Shane continued to gloat. “I tracked him down. Turns out he’s running a food truck in Santa Barbara now. It took some bribery, but I convinced him to share the recipe.”

My heart stuttered.

“You really went out of your way,” I said, and it was like my body knew before my brain did that something big was happening. I started to shake. My breaths were shallow.

Shane cleared his throat and reached for the straw wrapper he’d discarded before handing me my glass. He didn’t toss it in the trash.

He folded it, very carefully, into a perfect little ring.

My breath caught as he knelt.

“Ari, there are a million words I could say to you to convey my undying, unyielding love. I could write an entire book on how much I care for you.” He swallowed.

“But truthfully, we’ve already had enough time stolen from us, and I want to use every second we have left just being together the way we always should have been. ”

I covered my lips, eyes blurring the vision of him knelt before me.

“I’ve loved you through time and distance and mistakes,” he said, voice steady even as emotion lined every word. “We were torn apart by circumstance, by fear, by choices we thought were necessary. But we found our way back. We fought for our second chance. And we earned it.”

He held up the straw wrapper ring with a grin.

“It’s always been you, Ari. And it will always be you. I want you to pick your own ring. I want us to do it together. I want you to know that now, and forevermore, your life and all the big decisions that come with it are yours to mold.”

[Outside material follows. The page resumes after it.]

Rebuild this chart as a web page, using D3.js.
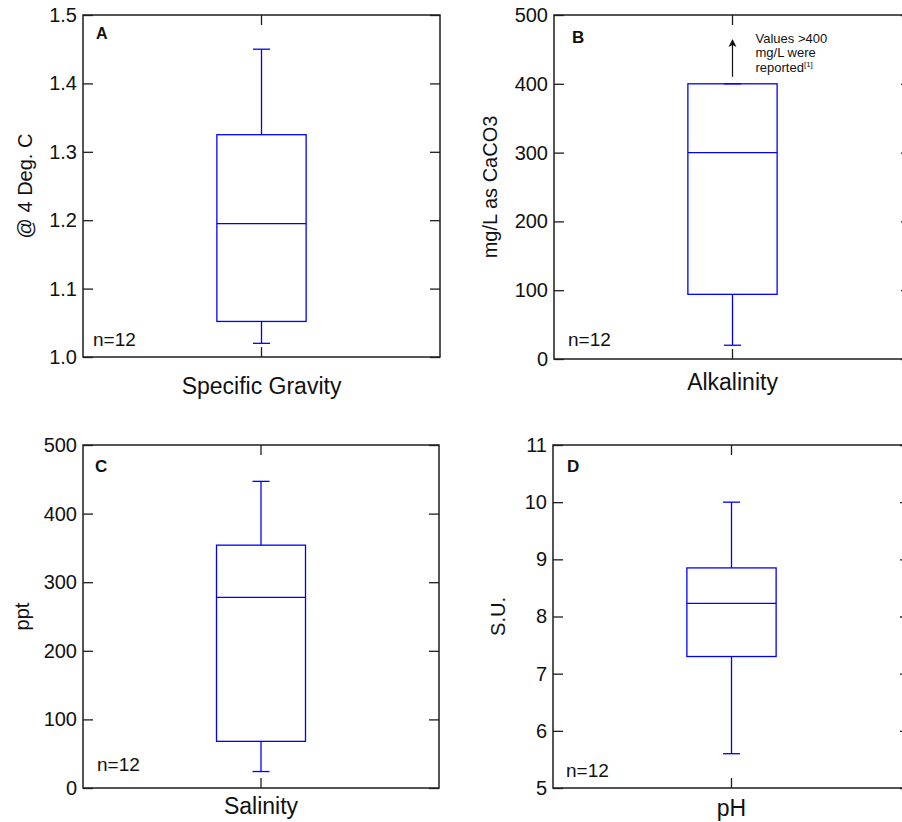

My heart burst with what those words implied, with how this man knew me better than anyone.

“I can’t wait for what comes next for us. I dream about what a great mother you will be, about how you’ll continue to do good to everyone you come in contact with. But before we expand our family, I want to make ours official.”

Tears streamed down my face as I nodded, laughing through the ache in my chest.

“Yes,” I whispered. “Yes, Shane.”

“I didn’t ask you yet.”

“Well, hurry up!”

He chuckled, pulling my scarred hand to his lips for a kiss before he reached for my left hand and held fast to it. “Ariana, will you marry me?”

“Yes. In this lifetime and every one after it, yes!”

As he slipped the ring onto my finger, I felt it — peace. True, unfiltered, unwavering peace, the kind that only comes after surviving something that tried to break you, and choosing to rebuild despite all the hurdles you faced in the process.

We’d lost so many years, so much time, so much love. But when it really came down to it, none of that mattered.

We weren’t defined by what we’d lost.

We were defined by what we chose to give.

Standing there in our kitchen, sunlight warming my skin, the future stretching open in front of us, I knew we’d give this life all we had.

And that was more than enough for me.